バビロニアによって祖国は滅ぼされ、ソロモン王が築いたエルサレム神殿は瓦礫となり、ユダ王国の大半の民が捕囚となってバビロンに連行された。この出来事はユダの人々にとって「神が顔を隠された」という出来事に他ならなかった。バビロニア帝国はあまりに強大で、軍事力、財力、国力もユダの敵ではなかった。主なる神ではなく、異教の神々を仰ぎ、自分を神としたイスラエルを神は敵の手に渡された。

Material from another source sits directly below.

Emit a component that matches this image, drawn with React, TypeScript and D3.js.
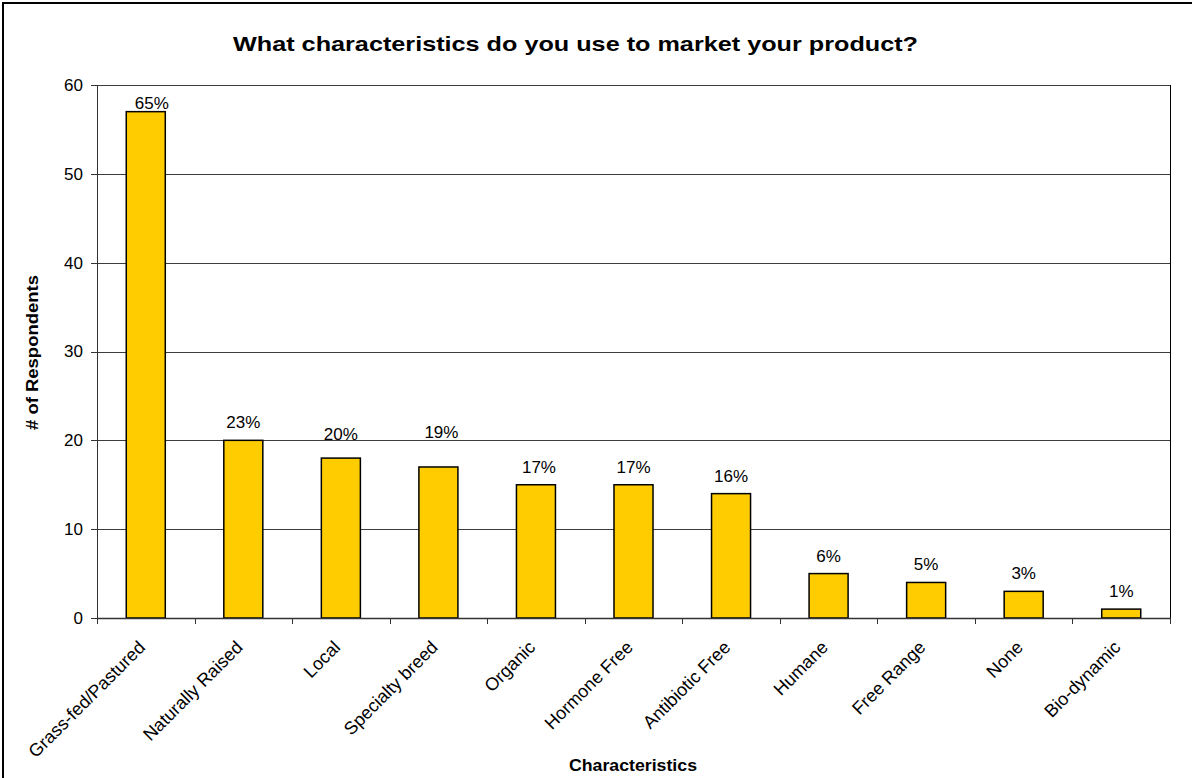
import React from "react";
import * as d3 from "d3";

const categories = [
  "Grass-fed/Pastured",
  "Naturally Raised",
  "Local",
  "Specialty breed",
  "Organic",
  "Hormone Free",
  "Antibiotic Free",
  "Humane",
  "Free Range",
  "None",
  "Bio-dynamic",
];
const respondents = [57, 20, 18, 17, 15, 15, 14, 5, 4, 3, 1];
const percentLabels = ["65%", "23%", "20%", "19%", "17%", "17%", "16%", "6%", "5%", "3%", "1%"];
const yTicks = [0, 10, 20, 30, 40, 50, 60];
// extra label lift (px) as placed in the original chart
const labelLift = [-9, 0, 6, 17, 0, 0, 0, 0, 0, 0, 0];
const labelShift = [6, 0, 0, 3, 3, 0, 0, 0, 0, 0, 0];

const W = 1192;
const H = 778;
const M = { left: 97, right: 1170, top: 85, bottom: 618 };
const FONT = "Liberation Sans, Arial, sans-serif";

export default function App() {
  const x = d3.scaleBand<string>().domain(categories).range([M.left, M.right]).paddingInner(0.6).paddingOuter(0.3);
  const y = d3.scaleLinear().domain([0, 60]).range([M.bottom, M.top]);
  const band = (M.right - M.left) / categories.length;

  return (
    <svg width={W} height={H} style={{ position: "absolute", left: 0, top: 0, background: "#fff" }} fontFamily={FONT}>
      <rect x={0} y={0} width={W} height={H} fill="#fff" />
      {/* outer border (left/top visible) */}
      <line x1={3} y1={2} x2={3} y2={H} stroke="#000" strokeWidth={2} />
      <line x1={2} y1={3} x2={W} y2={3} stroke="#000" strokeWidth={2} />

      <text x={233} y={51} fontSize={21} fontWeight="bold" textLength={685} lengthAdjust="spacingAndGlyphs">
        What characteristics do you use to market your product?
      </text>

      {/* gridlines */}
      {yTicks.filter((t) => t > 0).map((t) => (
        <line key={t} x1={M.left} x2={M.right} y1={Math.round(y(t)) + 0.5} y2={Math.round(y(t)) + 0.5} stroke="#3c3c3c" strokeWidth={1} />
      ))}
      {/* right border of plot */}
      <line x1={M.right + 0.5} x2={M.right + 0.5} y1={M.top} y2={M.bottom} stroke="#000" strokeWidth={1} />

      {/* bars */}
      {categories.map((c, i) => (
        <rect
          key={c}
          x={x(c)!}
          y={y(respondents[i])}
          width={x.bandwidth()}
          height={y(0) - y(respondents[i])}
          fill="#FFCC00"
          stroke="#000"
          strokeWidth={1.5}
        />
      ))}

      {/* data labels */}
      {categories.map((c, i) => (
        <text
          key={c}
          x={x(c)! + x.bandwidth() / 2 + labelShift[i]}
          y={y(respondents[i]) - 12 - labelLift[i]}
          textAnchor="middle"
          fontSize={17}
          fill="#000"
        >
          {percentLabels[i]}
        </text>
      ))}

      {/* y axis */}
      <line x1={M.left + 0.5} x2={M.left + 0.5} y1={M.top} y2={M.bottom + 5} stroke="#333" strokeWidth={1} />
      {yTicks.map((t) => (
        <g key={t}>
          <line x1={M.left - 6} x2={M.left} y1={Math.round(y(t)) + 0.5} y2={Math.round(y(t)) + 0.5} stroke="#333" />
          <text x={M.left - 14} y={y(t)} dy="0.35em" textAnchor="end" fontSize={17}>
            {t}
          </text>
        </g>
      ))}

      {/* x axis */}
      <line x1={M.left} x2={M.right + 1} y1={M.bottom + 0.5} y2={M.bottom + 0.5} stroke="#333" strokeWidth={1.5} />
      {d3.range(categories.length + 1).map((k) => (
        <line
          key={k}
          x1={Math.round(M.left + k * band) + 0.5}
          x2={Math.round(M.left + k * band) + 0.5}
          y1={M.bottom}
          y2={M.bottom + 6}
          stroke="#333"
        />
      ))}
      {categories.map((c) => {
        const cx = x(c)! + x.bandwidth() / 2;
        return (
          <text
            key={c}
            transform={`translate(${cx - 4},${M.bottom + 26}) rotate(-45)`}
            textAnchor="end"
            dy="0.35em"
            fontSize={18}
          >
            {c}
          </text>
        );
      })}

      <text x={569} y={771} fontSize={16} fontWeight="bold" textLength={128} lengthAdjust="spacingAndGlyphs">
        Characteristics
      </text>
      <text transform={`translate(38,430) rotate(-90)`} fontSize={16} fontWeight="bold" textLength={155} lengthAdjust="spacingAndGlyphs">
        # of Respondents
      </text>
    </svg>
  );
}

しかし、王国壊滅、神殿崩壊、捕囚という「神が顔を隠される」悲惨な経験を通して「イスラエルの家はわたしが彼らの神、主であることを知るようになる。(23節)」と、主は言われる。

イスラエルの民にとって一番の危機は、周囲の軍事力ではなく「もはや神が我々を忘れ、御顔を隠された」という思いを持つ事である。カナンの土地は神の恵みの賜物であり、そこから離れれば、イスラエルの民は神の民とは言えず、どこにも関わりのない神とは無縁の者となるのである。彼らのアイデンティティは、ただ主なる神にあるのだから、それを失えば離散し、民として消滅するしか道はない。

エゼキエルはこの危機を乗り越えるために、捕囚の民に語りかけ励ましを与える。捕囚とされ長くバビロンにいるうちにバビロンに同化してしまおうとする誘惑を跳ね返すのは容易ではなかった。しかし、黙示という表現によって、民の心の深層に主なる神のヴィジョンを刻印し続けた。彼の試みは538年、キュロスの布告により実現し、人々は捕囚から解放され、520年エルサレム神殿再建に至る。

「この事によって『イスラエルの家は私が彼らの神、主であることを知るようになる(22節)』 罪深い者たちをも憐れみ、救いの中に招き入れて下さるのが、私たちの神です。」と、竹井牧師は結ばれる。